Booth Id:
MATH003
Category:
Mathematics
Year:
2021
Finalist Names:
Altiparmak, Bilgenaz (School: Izmir Ozel Ege Lisesi)
Abstract:
Arbelos is a plane region bounded by three semicircles with three apexes such that each corner of each semicircle is shared with one of the others, all on the same side of a straight line that contains their diameters.
In this project, Arbelos redefined in 3D, and the notion of 3D-Arbelos has been introduced. Same path has been followed as in the Arbelos, except that the spheres were used instead of the circles. As a result, it was determined that the Archimedes circles turned into an infinite number of identical Archimedean spheres in 3D and the locus of the centers of them was different circles. We focused on the Archimedean spheres based on twin Archimedean circles and the Bankoff circle - also known as the third Archimedean circle.

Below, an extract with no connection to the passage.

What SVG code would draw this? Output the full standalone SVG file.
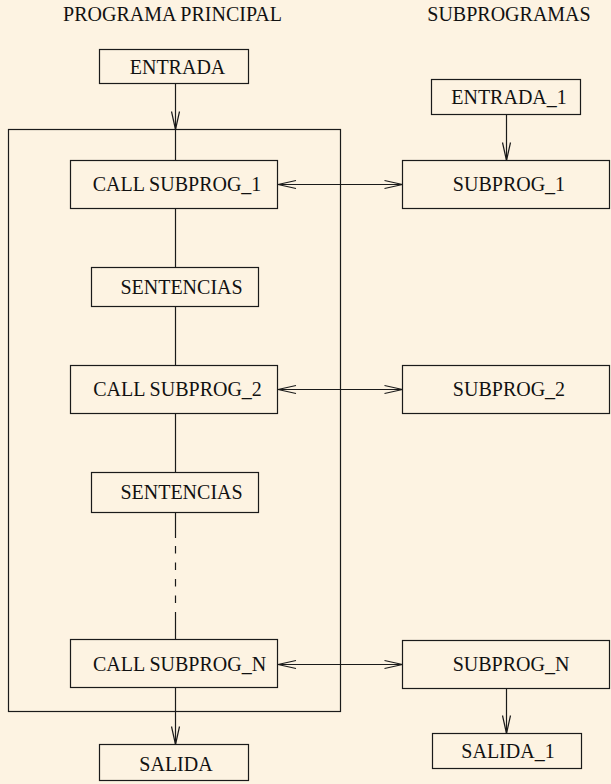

It is common to explore new Archimedean circles and search for generalizations in the literature. This project focuses more on new findings caused by the new dimension and analyzes which properties in 2D will still be held in 3D. Unlike the literature, new features are sought with the help of the concepts of volume and surface area that appear in 3D.

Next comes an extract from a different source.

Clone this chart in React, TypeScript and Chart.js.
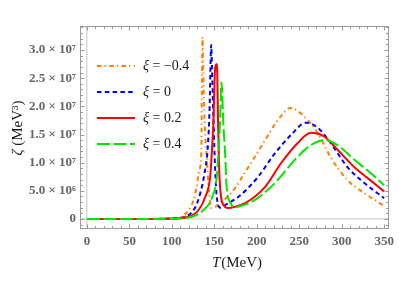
import React, { useEffect, useRef } from "react";
import { Chart, registerables } from "chart.js";

Chart.register(...registerables);

// ---- data ----
const seriesLabels = ["−0.4", "0", "0.2", "0.4"];
const seriesColors = ["#FF8000", "#0000FF", "#FF0000", "#00E600"];

const tOrange = [0, 60, 90, 100, 111.6, 119.8, 125.6, 129.1, 132.3, 134.6, 135.5, 136.1, 137, 138.5, 140.8, 143.2, 146.7, 158, 170, 190, 209.8, 225, 240, 256.4, 271.7, 286.9, 306.8, 326.7, 350];
const zOrange = [0, 5e3, 5e4, 1.2e5, 4e5, 1.6e6, 3.4e6, 5.7e6, 8.7e6, 1.17e7, 2.5e7, 3.23e7, 2.6e7, 1.76e7, 1.17e7, 5.7e6, 1.9e6, 3.0e6, 4.6e6, 9.2e6, 1.4e7, 1.76e7, 1.97e7, 1.81e7, 1.53e7, 1.1e7, 6.9e6, 4.6e6, 2.3e6];

const tBlue = [0, 60, 90, 100, 115.9, 127.6, 133.5, 138.5, 142.3, 144.5, 145.6, 146.3, 147.2, 149, 151, 152.9, 157.2, 165, 178.2, 201.6, 221.5, 240.2, 257.8, 271.8, 287, 306.8, 326.7, 350];
const zBlue = [0, 5e3, 4e4, 1e5, 4e5, 2.1e6, 4.6e6, 8.2e6, 1.28e7, 2.0e7, 2.8e7, 3.09e7, 2.7e7, 1.76e7, 8.7e6, 3.9e6, 2.0e6, 2.7e6, 3.9e6, 7.5e6, 1.17e7, 1.49e7, 1.71e7, 1.62e7, 1.35e7, 9.2e6, 6.4e6, 3.7e6];

const tRed = [0, 60, 90, 100, 119.7, 131.5, 139.3, 145.1, 147, 149, 150.8, 152.5, 153.6, 154.3, 155.7, 158, 160.7, 166, 175, 186.4, 209.8, 228.5, 248.3, 263.5, 279.9, 295.1, 315, 333.6, 350];
const zRed = [0, 4e3, 3e4, 8e4, 4e5, 1.6e6, 3.9e6, 7.5e6, 1.17e7, 1.76e7, 2.65e7, 2.75e7, 2.5e7, 1.76e7, 8.7e6, 3.9e6, 2.5e6, 1.95e6, 2.2e6, 2.8e6, 5.7e6, 9.9e6, 1.35e7, 1.53e7, 1.46e7, 1.23e7, 9.2e6, 6.9e6, 4.9e6];

const tGreen = [0, 60, 90, 100, 123.6, 137.3, 147, 152.9, 154.8, 156.8, 158.4, 160.7, 162.7, 164.5, 168.5, 174.7, 185, 198, 221.5, 244.8, 263.5, 279.9, 295.1, 315, 333.6, 350];
const zGreen = [0, 3e3, 2e4, 6e4, 4e5, 1.6e6, 3.7e6, 7.5e6, 1.17e7, 1.76e7, 2.43e7, 1.67e7, 1.17e7, 5.7e6, 3.0e6, 2.1e6, 2.5e6, 3.4e6, 6.4e6, 1.05e7, 1.31e7, 1.4e7, 1.31e7, 1.05e7, 8.2e6, 6.0e6];

const xTicks = [0, 50, 100, 150, 200, 250, 300, 350];
const xTickLabels = ["0", "50", "100", "150", "200", "250", "300", "350"];
const yTicks = [0, 5e6, 1e7, 1.5e7, 2e7, 2.5e7, 3e7];
const yTickLabels = ["0", "5.0 × 10⁶", "1.0 × 10⁷", "1.5 × 10⁷", "2.0 × 10⁷", "2.5 × 10⁷", "3.0 × 10⁷"];

const FRAME = "#9a9a9a";
const TICK_TEXT = "#666666";
const SERIF = "'Liberation Serif', 'DejaVu Serif', serif";

const dashes = [[4.5, 3, 1.3, 3.5], [4.5, 3.3], [], [13, 3.5]];

function pts(t: number[], z: number[]) {
  return t.map((x, i) => ({ x, y: z[i] }));
}

const framePlugin = {
  id: "mmaFrame",
  afterDraw(chart: any) {
    const { ctx, chartArea: a, scales } = chart;
    const xs = scales.x;
    const ys = scales.y;
    ctx.save();
    // frame
    ctx.strokeStyle = FRAME;
    ctx.lineWidth = 1;
    ctx.setLineDash([]);
    const L = Math.round(a.left) + 0.5;
    const R = Math.round(a.right) - 0.5;
    const T = Math.round(a.top) + 0.5;
    const B = Math.round(a.bottom) - 0.5;
    ctx.strokeRect(L, T, R - L, B - T);
    // ticks (inside, all four sides)
    ctx.beginPath();
    for (let v = 0; v <= 350; v += 10) {
      const px = Math.round(xs.getPixelForValue(v)) + 0.5;
      const len = v % 50 === 0 ? 4 : 2.5;
      ctx.moveTo(px, B);
      ctx.lineTo(px, B - len);
      ctx.moveTo(px, T);
      ctx.lineTo(px, T + len);
    }
    for (let k = -1; k <= 34; k++) {
      const v = k * 1e6;
      const py = Math.round(ys.getPixelForValue(v)) + 0.5;
      const len = k % 5 === 0 ? 4 : 2.5;
      ctx.moveTo(L, py);
      ctx.lineTo(L + len, py);
      ctx.moveTo(R, py);
      ctx.lineTo(R - len, py);
    }
    ctx.stroke();

    // legend
    ctx.textBaseline = "middle";
    ctx.textAlign = "left";
    const rows = [66, 92, 118, 144];
    chart.data.datasets.forEach((ds: any, i: number) => {
      const y = rows[i];
      ctx.strokeStyle = ds.borderColor;
      ctx.lineWidth = 2;
      ctx.lineCap = "butt";
      ctx.setLineDash(ds.borderDash || []);
      ctx.beginPath();
      ctx.moveTo(97, y);
      ctx.lineTo(135, y);
      ctx.stroke();
      ctx.setLineDash([]);
      ctx.fillStyle = "#1a1a1a";
      ctx.font = `italic 14px ${SERIF}`;
      ctx.fillText("ξ", 143, y);
      const w = ctx.measureText("ξ").width;
      ctx.font = `14px ${SERIF}`;
      ctx.fillText(" = " + seriesLabels[i], 143 + w, y);
    });

    // x title
    ctx.fillStyle = "#1a1a1a";
    ctx.font = `italic 15px ${SERIF}`;
    const wT = ctx.measureText("T").width;
    ctx.font = `15px ${SERIF}`;
    const wM = ctx.measureText("(MeV)").width;
    let x0 = 237 - (wT + wM + 1) / 2;
    ctx.font = `italic 15px ${SERIF}`;
    ctx.fillText("T", x0, 263);
    ctx.font = `15px ${SERIF}`;
    ctx.fillText("(MeV)", x0 + wT + 1, 263);

    // y title
    ctx.translate(18, 128);
    ctx.rotate(-Math.PI / 2);
    ctx.font = `italic 15px ${SERIF}`;
    const wZ = ctx.measureText("ζ").width;
    ctx.font = `15px ${SERIF}`;
    const wU = ctx.measureText(" (MeV³)").width;
    x0 = -(wZ + wU) / 2;
    ctx.font = `italic 15px ${SERIF}`;
    ctx.fillText("ζ", x0, 0);
    ctx.font = `15px ${SERIF}`;
    ctx.fillText(" (MeV³)", x0 + wZ, 0);
    ctx.restore();
  },
};

export default function App() {
  const ref = useRef<HTMLCanvasElement | null>(null);
  useEffect(() => {
    if (!ref.current) return;
    const series = [
      pts(tOrange, zOrange),
      pts(tBlue, zBlue),
      pts(tRed, zRed),
      pts(tGreen, zGreen),
    ];
    const chart = new Chart(ref.current, {
      type: "line",
      data: {
        datasets: series.map((d, i) => ({
          label: "ξ = " + seriesLabels[i],
          data: d,
          borderColor: seriesColors[i],
          borderWidth: 2,
          borderDash: dashes[i],
          borderCapStyle: "butt",
          pointRadius: 0,
          fill: false,
          cubicInterpolationMode: "monotone",
          order: 3 - i,
        })),
      },
      options: {
        animation: false,
        responsive: false,
        events: [],
        layout: { padding: { left: 0, right: 7, top: 26, bottom: 0 } },
        plugins: { legend: { display: false }, tooltip: { enabled: false } },
        scales: {
          x: {
            type: "linear",
            min: -8.2,
            max: 355.8,
            afterBuildTicks: (s: any) => {
              s.ticks = xTicks.map((v) => ({ value: v }));
            },
            afterFit: (s: any) => {
              s.height = 70;
            },
            ticks: {
              autoSkip: false,
              maxRotation: 0,
              padding: 5,
              color: TICK_TEXT,
              font: { family: SERIF, size: 13, weight: "bold" },
              callback: (v: any) => xTickLabels[xTicks.indexOf(Number(v))],
            },
            grid: {
              drawTicks: false,
              lineWidth: 1.5,
              color: (c: any) => (c.tick && c.tick.value === 0 ? "#d8d8d8" : "rgba(0,0,0,0)"),
            },
            border: { display: false },
          },
          y: {
            type: "linear",
            min: -1.775e6,
            max: 3.4265e7,
            afterBuildTicks: (s: any) => {
              s.ticks = yTicks.map((v) => ({ value: v }));
            },
            afterFit: (s: any) => {
              s.width = 80;
            },
            ticks: {
              padding: 4,
              color: TICK_TEXT,
              font: { family: SERIF, size: 13, weight: "bold" },
              callback: (v: any) => yTickLabels[yTicks.indexOf(Number(v))],
            },
            grid: {
              drawTicks: false,
              lineWidth: 1.5,
              color: (c: any) => (c.tick && c.tick.value === 0 ? "#d8d8d8" : "rgba(0,0,0,0)"),
            },
            border: { display: false },
          },
        },
      },
      plugins: [framePlugin],
    } as any);
    return () => chart.destroy();
  }, []);
  return (
    <div style={{ position: "absolute", left: 0, top: 0, width: 399, height: 299, background: "#fff" }}>
      <canvas ref={ref} width={399} height={299} />
    </div>
  );
}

Our results could be used in the electromagnetic fields in antenna theory, astrophysics and bioelectromagnetics. Moreover, arranging the interior design of a parachute or a hot air balloon as a 3D-Arbelos allowing radical plane to shift, airflow can be effectively used for directing it. 3D-Arbelos should be a part of the curriculum to improve creativity and problem-solving skills of the students.